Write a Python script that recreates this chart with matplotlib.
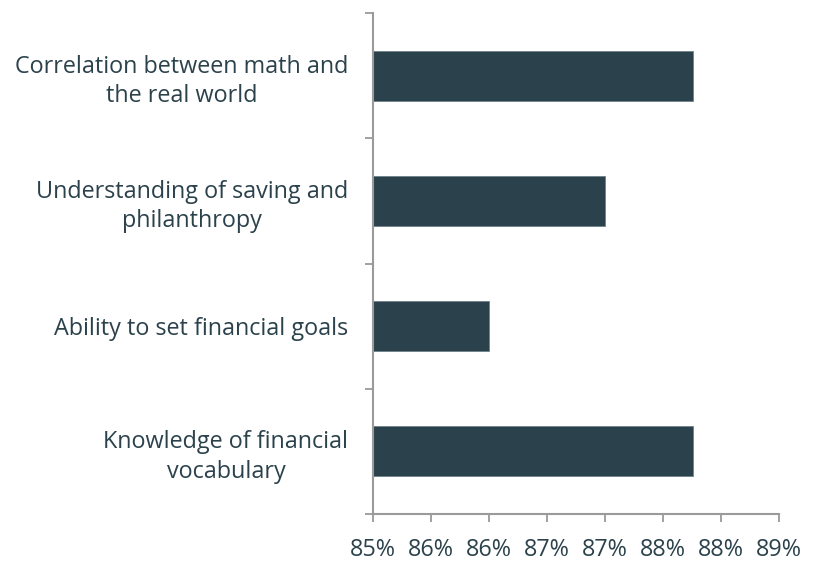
import matplotlib
matplotlib.use("Agg")
import matplotlib.pyplot as plt
import numpy as np

categories = ["Knowledge of financial\nvocabulary",
              "Ability to set financial goals",
              "Understanding of saving and\nphilanthropy",
              "Correlation between math and\nthe real world"]
values = [87.76, 86.0, 87.0, 87.76]
x_ticks = [85.0, 85.5, 86.0, 86.5, 87.0, 87.5, 88.0, 88.5]
x_tick_labels = ["85%", "86%", "86%", "87%", "87%", "88%", "88%", "89%"]

text_color = "#2B424C"
bar_color = "#2B424C"
axis_color = "#9A9A9A"

plt.rcParams['font.family'] = ['Open Sans', 'DejaVu Sans']

fig = plt.figure(figsize=(8.15, 5.64), dpi=100)
ax = fig.add_axes([372.7/815, 50/564, (778.7-372.7)/815, (514-13)/564])

y = np.arange(len(categories))
ax.barh(y, values, height=0.4, color=bar_color, edgecolor="#6E8088", linewidth=0.6, zorder=2)

ax.set_xlim(85, 88.5)
ax.set_ylim(-0.5, len(categories) - 0.5)

ax.set_xticks(x_ticks)
ax.set_xticklabels(x_tick_labels, fontsize=16.8, color=text_color)

ax.set_yticks(np.arange(-0.5, len(categories), 1.0))
ax.set_yticklabels([])
ax.set_yticks(y, minor=True)
ax.set_yticklabels(categories, minor=True, fontsize=16.8, color=text_color,
                   ha="right", multialignment="center", linespacing=1.3)
ax.tick_params(axis="y", which="minor", length=0, pad=17.5)
ax.tick_params(axis="y", which="major", length=6, width=1.3, color=axis_color, direction="out")
ax.tick_params(axis="x", which="major", length=6, width=1.3, color=axis_color, direction="out", pad=11)

for s in ["top", "right"]:
    ax.spines[s].set_visible(False)
for s in ["left", "bottom"]:
    ax.spines[s].set_color(axis_color)
    ax.spines[s].set_linewidth(1.5)

fig.savefig("out.png", dpi=100)
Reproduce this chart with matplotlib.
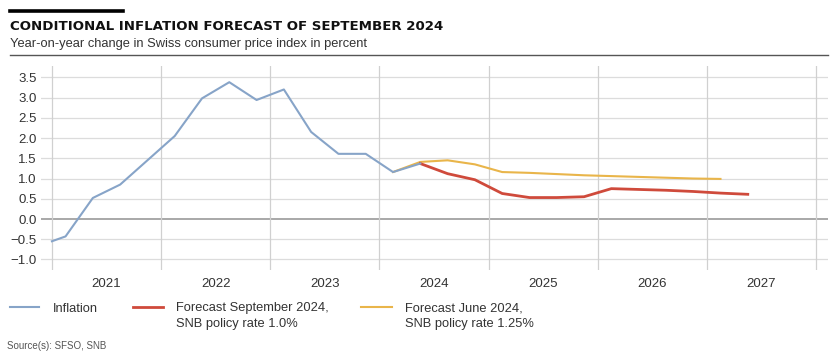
import matplotlib.pyplot as plt
import numpy as np

# --- data (quarterly, plotted at quarter midpoints) ---
infl_t = [2021.0, 2021.125, 2021.375, 2021.625, 2021.875,
          2022.125, 2022.375, 2022.625, 2022.875,
          2023.125, 2023.375, 2023.625, 2023.875,
          2024.125, 2024.375]
inflation = [-0.55, -0.43, 0.52, 0.85, 1.45,
             2.05, 2.98, 3.38, 2.94,
             3.2, 2.15, 1.61, 1.61,
             1.16, 1.37]

sep_t = [2024.375, 2024.625, 2024.875,
         2025.125, 2025.375, 2025.625, 2025.875,
         2026.125, 2026.375, 2026.625, 2026.875,
         2027.125, 2027.375]
forecast_sep = [1.37, 1.12, 0.97,
                0.63, 0.53, 0.53, 0.55,
                0.75, 0.73, 0.71, 0.68,
                0.64, 0.61]

jun_t = [2024.125, 2024.375, 2024.625, 2024.875,
         2025.125, 2025.375, 2025.625, 2025.875,
         2026.125, 2026.375, 2026.625, 2026.875,
         2027.125]
forecast_jun = [1.16, 1.41, 1.45, 1.35,
                1.16, 1.14, 1.11, 1.08,
                1.06, 1.04, 1.02, 1.0,
                0.99]

years = [2021, 2022, 2023, 2024, 2025, 2026, 2027]
yticks = [-1.0, -0.5, 0.0, 0.5, 1.0, 1.5, 2.0, 2.5, 3.0, 3.5]
legend_labels = [["Inflation"],
                 ["Forecast September 2024,", "SNB policy rate 1.0%"],
                 ["Forecast June 2024,", "SNB policy rate 1.25%"]]

BLUE = "#87a4c8"
RED = "#cf4a3b"
YELLOW = "#e9b54a"
TXT = "#333333"

plt.rcParams["font.family"] = ["Liberation Sans", "DejaVu Sans"]

W, H = 830, 355
fig = plt.figure(figsize=(W / 100, H / 100), dpi=100)
ax = fig.add_axes([41 / W, 1 - 270 / H, (828 - 41) / W, (270 - 66) / H])


def fx(px):
    return px / W


def fy(py):
    return 1 - py / H


# lines
ax.plot(jun_t, forecast_jun, color=YELLOW, lw=1.5, zorder=3)
ax.plot(sep_t, forecast_sep, color=RED, lw=2.0, zorder=4)
ax.plot(infl_t, inflation, color=BLUE, lw=1.5, zorder=5)

ax.set_xlim(2020.9, 2028.11)
ax.set_ylim(-1.26, 3.78)

# grid
for y in yticks:
    ax.axhline(y, color="#999999" if y == 0 else "#dcdcdc",
               lw=1.2 if y == 0 else 0.9, zorder=1)
for yr in years + [2028]:
    ax.axvline(yr, color="#d0d0d0", lw=0.9, zorder=1)

for s in ax.spines.values():
    s.set_visible(False)

ax.set_yticks(yticks)
ax.set_yticklabels([f"{v:.1f}".replace("-", "\u2212") for v in yticks])
ax.set_xticks([y + 0.5 for y in years])
ax.set_xticklabels([str(y) for y in years])
ax.tick_params(axis="both", length=0, labelsize=9.5, colors=TXT)
ax.tick_params(axis="y", pad=3)
ax.tick_params(axis="x", pad=6)

# header
fig.add_artist(plt.Line2D([fx(10), fx(123)], [fy(10.5), fy(10.5)],
                          color="black", lw=2.6))
fig.text(fx(10), fy(26), "CONDITIONAL INFLATION FORECAST OF SEPTEMBER 2024",
         fontsize=9.65, fontweight="bold", family="DejaVu Sans",
         color="#111111", va="center")
fig.text(fx(10), fy(44.5),
         "Year-on-year change in Swiss consumer price index in percent",
         fontsize=9.25, color=TXT, va="center")
fig.add_artist(plt.Line2D([fx(10), fx(828)], [fy(55), fy(55)],
                          color="#555555", lw=1.0))

# legend (handle line + text lines, first line level with the handle)
legend_items = [(BLUE, 1.5, 10, 39, 53),
                (RED, 2.0, 133, 163, 176),
                (YELLOW, 1.5, 361, 392, 405)]
for (color, lw, x0, x1, tx), lines in zip(legend_items, legend_labels):
    fig.add_artist(plt.Line2D([fx(x0), fx(x1)], [fy(307), fy(307)],
                              color=color, lw=lw))
    for i, line in enumerate(lines):
        fig.text(fx(tx), fy(307 + 16 * i), line, fontsize=9.25, color=TXT,
                 va="center_baseline")

fig.text(fx(7), fy(346), "Source(s): SFSO, SNB", fontsize=7,
         color="#555555", va="center")

fig.savefig("out.png", dpi=100)
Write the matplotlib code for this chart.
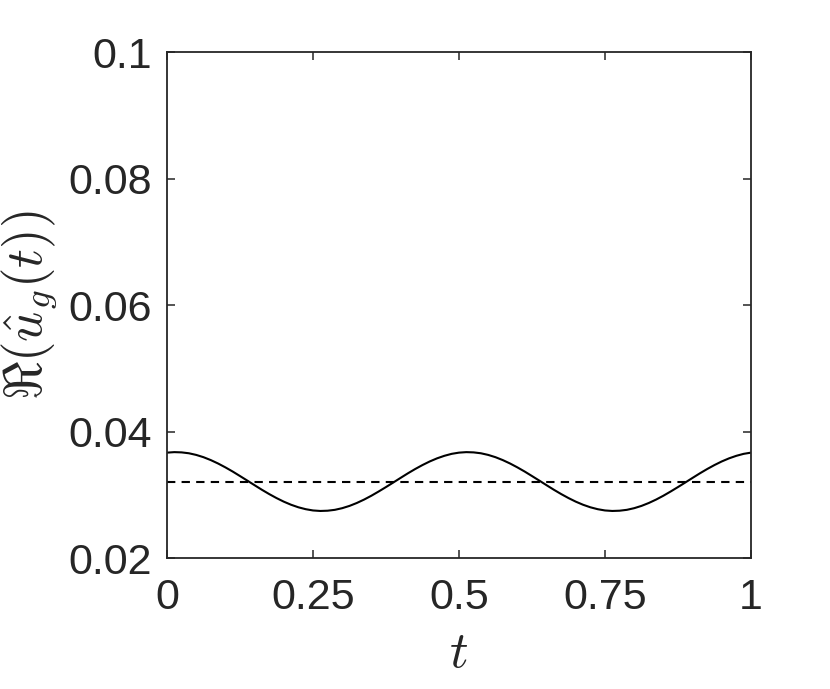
import numpy as np
import matplotlib
matplotlib.use('Agg')
import matplotlib.pyplot as plt

# values (step 0.0125 in t)
t = np.linspace(0, 1, 81)
u_re = [0.03667, 0.03675, 0.03671, 0.03657, 0.03631, 0.03595, 0.03549, 0.03495,
        0.03434, 0.03368, 0.03297, 0.03225, 0.03152, 0.03080, 0.03012, 0.02949,
        0.02892, 0.02843, 0.02803, 0.02773, 0.02753, 0.02745, 0.02749, 0.02763,
        0.02789, 0.02825, 0.02871, 0.02925, 0.02986, 0.03053, 0.03123, 0.03195,
        0.03268, 0.03340, 0.03408, 0.03471, 0.03528, 0.03577, 0.03617, 0.03648,
        0.03667, 0.03675, 0.03671, 0.03657, 0.03631, 0.03595, 0.03549, 0.03495,
        0.03434, 0.03368, 0.03297, 0.03225, 0.03152, 0.03080, 0.03012, 0.02949,
        0.02892, 0.02843, 0.02803, 0.02773, 0.02753, 0.02745, 0.02749, 0.02763,
        0.02789, 0.02825, 0.02871, 0.02925, 0.02986, 0.03053, 0.03123, 0.03195,
        0.03268, 0.03340, 0.03408, 0.03471, 0.03528, 0.03577, 0.03617, 0.03648,
        0.03667]
mean_level = 0.0321

xticks = [0, 0.25, 0.5, 0.75, 1]
xticklabels = ['0', '0.25', '0.5', '0.75', '1']
yticks = [0.02, 0.04, 0.06, 0.08, 0.1]
yticklabels = ['0.02', '0.04', '0.06', '0.08', '0.1']

plt.rcParams['font.family'] = ['Liberation Sans', 'DejaVu Sans']
plt.rcParams['mathtext.fontset'] = 'cm'
axcol = '#262626'  # matlab-ish axes gray

fig = plt.figure(figsize=(8.3, 6.89), dpi=100)
ax = fig.add_axes([0.2012, 0.19, 0.7036, 0.7345])

ax.plot(t, u_re, color='k', lw=1.5)
ax.plot([0, 1], [mean_level, mean_level], 'k--', lw=1.5, dashes=(4, 3))

ax.set_xlim(0, 1)
ax.set_ylim(0.02, 0.1)
ax.set_xticks(xticks)
ax.set_xticklabels(xticklabels)
ax.set_yticks(yticks)
ax.set_yticklabels(yticklabels)
ax.tick_params(direction='in', length=6, width=1.1, labelsize=31,
               top=True, right=True, color=axcol, labelcolor=axcol)
ax.tick_params(axis='x', pad=14)
ax.tick_params(axis='y', pad=11)
for s in ax.spines.values():
    s.set_linewidth(1.3)
    s.set_color(axcol)

ax.set_xlabel(r'$t$', fontsize=37, va='center', color=axcol)
ax.xaxis.set_label_coords(0.5, -0.188)
ax.set_ylabel(r'$\Re(\hat{u}_g(t))$', fontsize=38, va='center', color=axcol)
ax.yaxis.set_label_coords(-0.235, 0.5)

fig.savefig('out.png', dpi=100)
■ ■ ■ ■ ■
■ **Exercise instructions**: Keep the images out of the copy. Repeat word for word only the lines from the one containing "Write the matplotlib code for this chart." through the one containing "lw=1.5, dashes=(4, 3))", both ends included.

■ **Task solution**:
Write the matplotlib code for this chart.
import numpy as np
import matplotlib
matplotlib.use('Agg')
import matplotlib.pyplot as plt

# values (step 0.0125 in t)
t = np.linspace(0, 1, 81)
u_re = [0.03667, 0.03675, 0.03671, 0.03657, 0.03631, 0.03595, 0.03549, 0.03495,
        0.03434, 0.03368, 0.03297, 0.03225, 0.03152, 0.03080, 0.03012, 0.02949,
        0.02892, 0.02843, 0.02803, 0.02773, 0.02753, 0.02745, 0.02749, 0.02763,
        0.02789, 0.02825, 0.02871, 0.02925, 0.02986, 0.03053, 0.03123, 0.03195,
        0.03268, 0.03340, 0.03408, 0.03471, 0.03528, 0.03577, 0.03617, 0.03648,
        0.03667, 0.03675, 0.03671, 0.03657, 0.03631, 0.03595, 0.03549, 0.03495,
        0.03434, 0.03368, 0.03297, 0.03225, 0.03152, 0.03080, 0.03012, 0.02949,
        0.02892, 0.02843, 0.02803, 0.02773, 0.02753, 0.02745, 0.02749, 0.02763,
        0.02789, 0.02825, 0.02871, 0.02925, 0.02986, 0.03053, 0.03123, 0.03195,
        0.03268, 0.03340, 0.03408, 0.03471, 0.03528, 0.03577, 0.03617, 0.03648,
        0.03667]
mean_level = 0.0321

xticks = [0, 0.25, 0.5, 0.75, 1]
xticklabels = ['0', '0.25', '0.5', '0.75', '1']
yticks = [0.02, 0.04, 0.06, 0.08, 0.1]
yticklabels = ['0.02', '0.04', '0.06', '0.08', '0.1']

plt.rcParams['font.family'] = ['Liberation Sans', 'DejaVu Sans']
plt.rcParams['mathtext.fontset'] = 'cm'
axcol = '#262626'  # matlab-ish axes gray

fig = plt.figure(figsize=(8.3, 6.89), dpi=100)
ax = fig.add_axes([0.2012, 0.19, 0.7036, 0.7345])

ax.plot(t, u_re, color='k', lw=1.5)
ax.plot([0, 1], [mean_level, mean_level], 'k--', lw=1.5, dashes=(4, 3))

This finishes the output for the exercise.